Source code of charts

-- Start --

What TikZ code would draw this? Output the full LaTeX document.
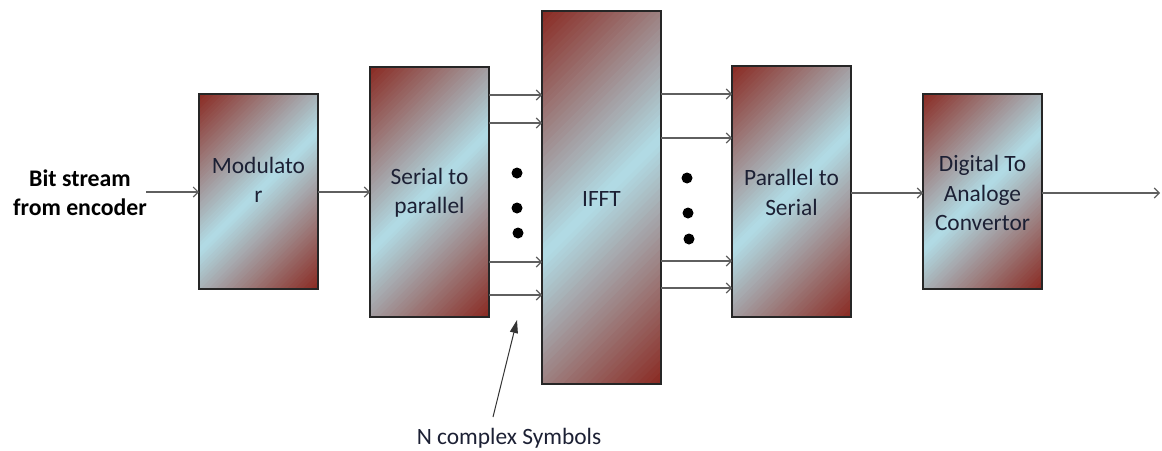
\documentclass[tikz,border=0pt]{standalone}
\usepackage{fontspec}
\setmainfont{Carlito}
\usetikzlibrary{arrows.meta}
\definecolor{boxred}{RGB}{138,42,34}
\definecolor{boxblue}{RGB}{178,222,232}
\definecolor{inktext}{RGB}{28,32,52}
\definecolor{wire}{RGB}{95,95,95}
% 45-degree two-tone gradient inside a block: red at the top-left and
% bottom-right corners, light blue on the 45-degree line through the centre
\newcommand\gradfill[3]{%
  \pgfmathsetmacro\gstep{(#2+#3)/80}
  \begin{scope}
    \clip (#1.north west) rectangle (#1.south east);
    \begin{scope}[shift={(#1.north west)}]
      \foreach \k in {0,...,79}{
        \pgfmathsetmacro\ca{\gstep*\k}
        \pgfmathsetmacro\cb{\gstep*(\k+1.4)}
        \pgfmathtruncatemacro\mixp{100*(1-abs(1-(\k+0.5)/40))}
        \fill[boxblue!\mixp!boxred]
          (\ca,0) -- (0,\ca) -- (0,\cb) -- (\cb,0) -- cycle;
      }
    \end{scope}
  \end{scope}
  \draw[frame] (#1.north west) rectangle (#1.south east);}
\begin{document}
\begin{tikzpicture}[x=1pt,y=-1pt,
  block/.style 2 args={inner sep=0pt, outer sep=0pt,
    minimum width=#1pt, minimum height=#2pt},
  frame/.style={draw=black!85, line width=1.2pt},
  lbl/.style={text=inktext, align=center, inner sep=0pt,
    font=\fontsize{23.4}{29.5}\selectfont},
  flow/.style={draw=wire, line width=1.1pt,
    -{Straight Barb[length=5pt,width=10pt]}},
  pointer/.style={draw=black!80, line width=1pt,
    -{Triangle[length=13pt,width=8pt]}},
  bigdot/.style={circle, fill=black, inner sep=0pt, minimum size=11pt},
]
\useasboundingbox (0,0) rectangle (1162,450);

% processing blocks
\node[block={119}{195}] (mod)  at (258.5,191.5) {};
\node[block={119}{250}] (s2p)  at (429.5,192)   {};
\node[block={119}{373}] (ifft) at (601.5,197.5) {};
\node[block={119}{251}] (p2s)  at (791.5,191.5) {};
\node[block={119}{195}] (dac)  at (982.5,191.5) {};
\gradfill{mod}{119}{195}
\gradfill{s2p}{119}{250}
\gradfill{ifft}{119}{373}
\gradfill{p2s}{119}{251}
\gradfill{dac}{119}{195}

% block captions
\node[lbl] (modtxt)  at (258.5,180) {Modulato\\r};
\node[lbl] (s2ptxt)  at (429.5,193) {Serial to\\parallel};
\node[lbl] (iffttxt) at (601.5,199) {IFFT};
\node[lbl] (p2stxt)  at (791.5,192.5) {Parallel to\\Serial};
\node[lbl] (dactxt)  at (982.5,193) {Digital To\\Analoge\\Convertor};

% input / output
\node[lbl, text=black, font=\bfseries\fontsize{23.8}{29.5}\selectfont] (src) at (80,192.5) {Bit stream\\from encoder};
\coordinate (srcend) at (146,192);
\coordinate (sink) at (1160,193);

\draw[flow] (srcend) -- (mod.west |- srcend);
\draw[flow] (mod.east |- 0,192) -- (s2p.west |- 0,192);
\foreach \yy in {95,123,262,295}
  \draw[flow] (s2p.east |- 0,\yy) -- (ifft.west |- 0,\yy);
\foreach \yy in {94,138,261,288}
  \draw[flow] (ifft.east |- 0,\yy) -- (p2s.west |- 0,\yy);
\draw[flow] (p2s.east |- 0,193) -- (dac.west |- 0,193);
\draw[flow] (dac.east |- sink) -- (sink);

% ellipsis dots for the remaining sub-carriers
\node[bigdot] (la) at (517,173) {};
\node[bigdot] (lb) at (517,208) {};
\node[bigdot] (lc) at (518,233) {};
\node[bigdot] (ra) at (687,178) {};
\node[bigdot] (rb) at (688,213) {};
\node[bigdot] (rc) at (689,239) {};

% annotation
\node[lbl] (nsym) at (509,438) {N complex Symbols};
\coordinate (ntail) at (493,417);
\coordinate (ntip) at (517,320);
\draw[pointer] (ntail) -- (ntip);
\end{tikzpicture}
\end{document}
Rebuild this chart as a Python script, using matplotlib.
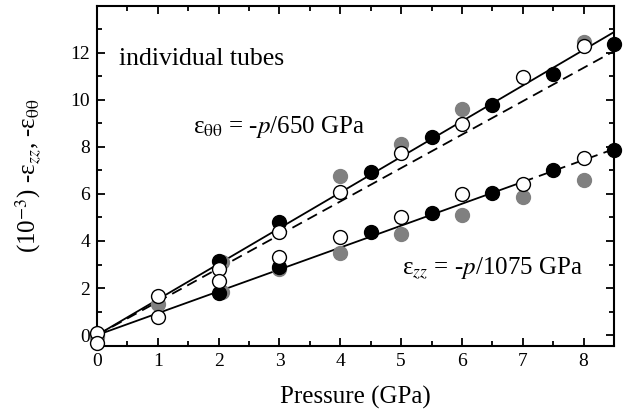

-- End --

> _Task directions_
Output the entries above exactly, without their pictures.

> _Written reply_
What TikZ code would draw this? Output the full LaTeX document.
\documentclass[tikz,border=0pt]{standalone}
\usepackage{fontspec}
\setmainfont{Carlito}
\usetikzlibrary{arrows.meta}
\definecolor{boxred}{RGB}{138,42,34}
\definecolor{boxblue}{RGB}{178,222,232}
\definecolor{inktext}{RGB}{28,32,52}
\definecolor{wire}{RGB}{95,95,95}
% 45-degree two-tone gradient inside a block: red at the top-left and
% bottom-right corners, light blue on the 45-degree line through the centre
\newcommand\gradfill[3]{%
  \pgfmathsetmacro\gstep{(#2+#3)/80}
  \begin{scope}
    \clip (#1.north west) rectangle (#1.south east);
    \begin{scope}[shift={(#1.north west)}]
      \foreach \k in {0,...,79}{
        \pgfmathsetmacro\ca{\gstep*\k}
        \pgfmathsetmacro\cb{\gstep*(\k+1.4)}
        \pgfmathtruncatemacro\mixp{100*(1-abs(1-(\k+0.5)/40))}
        \fill[boxblue!\mixp!boxred]
          (\ca,0) -- (0,\ca) -- (0,\cb) -- (\cb,0) -- cycle;
      }
    \end{scope}
  \end{scope}
  \draw[frame] (#1.north west) rectangle (#1.south east);}
\begin{document}
\begin{tikzpicture}[x=1pt,y=-1pt,
  block/.style 2 args={inner sep=0pt, outer sep=0pt,
    minimum width=#1pt, minimum height=#2pt},
  frame/.style={draw=black!85, line width=1.2pt},
  lbl/.style={text=inktext, align=center, inner sep=0pt,
    font=\fontsize{23.4}{29.5}\selectfont},
  flow/.style={draw=wire, line width=1.1pt,
    -{Straight Barb[length=5pt,width=10pt]}},
  pointer/.style={draw=black!80, line width=1pt,
    -{Triangle[length=13pt,width=8pt]}},
  bigdot/.style={circle, fill=black, inner sep=0pt, minimum size=11pt},
]
\useasboundingbox (0,0) rectangle (1162,450);

% processing blocks
\node[block={119}{195}] (mod)  at (258.5,191.5) {};
\node[block={119}{250}] (s2p)  at (429.5,192)   {};
\node[block={119}{373}] (ifft) at (601.5,197.5) {};
\node[block={119}{251}] (p2s)  at (791.5,191.5) {};
\node[block={119}{195}] (dac)  at (982.5,191.5) {};
\gradfill{mod}{119}{195}
\gradfill{s2p}{119}{250}
\gradfill{ifft}{119}{373}
\gradfill{p2s}{119}{251}
\gradfill{dac}{119}{195}

% block captions
\node[lbl] (modtxt)  at (258.5,180) {Modulato\\r};
\node[lbl] (s2ptxt)  at (429.5,193) {Serial to\\parallel};
\node[lbl] (iffttxt) at (601.5,199) {IFFT};
\node[lbl] (p2stxt)  at (791.5,192.5) {Parallel to\\Serial};
\node[lbl] (dactxt)  at (982.5,193) {Digital To\\Analoge\\Convertor};

% input / output
\node[lbl, text=black, font=\bfseries\fontsize{23.8}{29.5}\selectfont] (src) at (80,192.5) {Bit stream\\from encoder};
\coordinate (srcend) at (146,192);
\coordinate (sink) at (1160,193);

\draw[flow] (srcend) -- (mod.west |- srcend);
\draw[flow] (mod.east |- 0,192) -- (s2p.west |- 0,192);
\foreach \yy in {95,123,262,295}
  \draw[flow] (s2p.east |- 0,\yy) -- (ifft.west |- 0,\yy);
\foreach \yy in {94,138,261,288}
  \draw[flow] (ifft.east |- 0,\yy) -- (p2s.west |- 0,\yy);
\draw[flow] (p2s.east |- 0,193) -- (dac.west |- 0,193);
\draw[flow] (dac.east |- sink) -- (sink);

% ellipsis dots for the remaining sub-carriers
\node[bigdot] (la) at (517,173) {};
\node[bigdot] (lb) at (517,208) {};
\node[bigdot] (lc) at (518,233) {};
\node[bigdot] (ra) at (687,178) {};
\node[bigdot] (rb) at (688,213) {};
\node[bigdot] (rc) at (689,239) {};

% annotation
\node[lbl] (nsym) at (509,438) {N complex Symbols};
\coordinate (ntail) at (493,417);
\coordinate (ntip) at (517,320);
\draw[pointer] (ntail) -- (ntip);
\end{tikzpicture}
\end{document}
Rebuild this chart as a Python script, using matplotlib.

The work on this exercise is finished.